Terrifying Video Shows Cop Car Narrowly Avoid Speeding Metra Train

Metra is urging the public to report crossing gate malfunctions using the number on these blue signs.

A frightening close call with a Metra train raised eyebrows Wednesday.

Video shows a suburban police officer swerve at the last second to avoid being hit after the crossing gates failed to come down in time.

The question is— why?

Lights flashing, bells ringing, gates down--that's what's supposed to happen when a train is crossing.

But a Mokena police officer — seen in dashcam video driving down 191st Street last month—had a completely different experience.

With no warning— a Metra train comes out of the left hand side.

The officer swerves left and jumps a curb to get out of the way.

It isn’t until the train is about half way through — the crossing gates finally begin to lower.

You can only imagine the alternate ending.
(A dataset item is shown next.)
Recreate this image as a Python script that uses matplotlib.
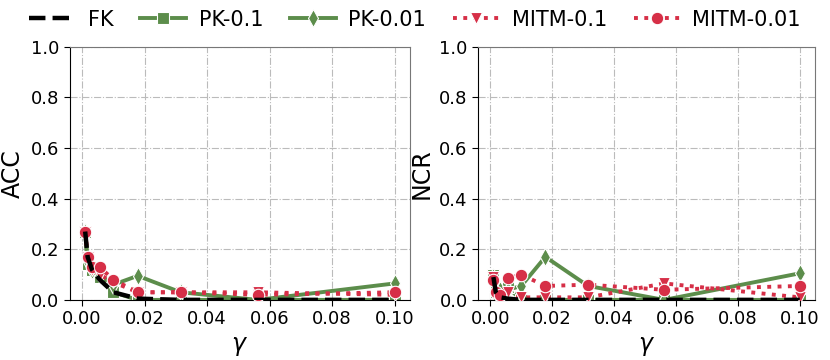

Metra tells NBC 5 the train was going 52 miles per hour when it crossed through this intersection when the conductor noticed the crossing gates never came down. He pushed the emergency break but that was already after the train had just barely missed several cars.

Metra says the signal system is designed to fail-safe with the crossing gates down, but a short in the equipment caused the system to think a train was sitting on the tracks. The gates eventually timed out and went up and didn’t have enough time to go back down before the train moved through the crossing.

Gus Ubaldi is a railroad expert with Robson Forensic.

"You are supposed to get a minimum of 20 seconds of warning before a train arrives at a crossing," he said. "You are required to have a minimum of five seconds with the gates fully horizontal before the train arrives at the crossing."

Metra is urging the public to report crossing gate malfunctions using the number on these blue signs.

For now— some drivers, like Jordan Peloquin, who cross these tracks daily say— they’re taking a new approach.

"I’ve definitely taken a second look just anytime I cross trains now," Peloquin said.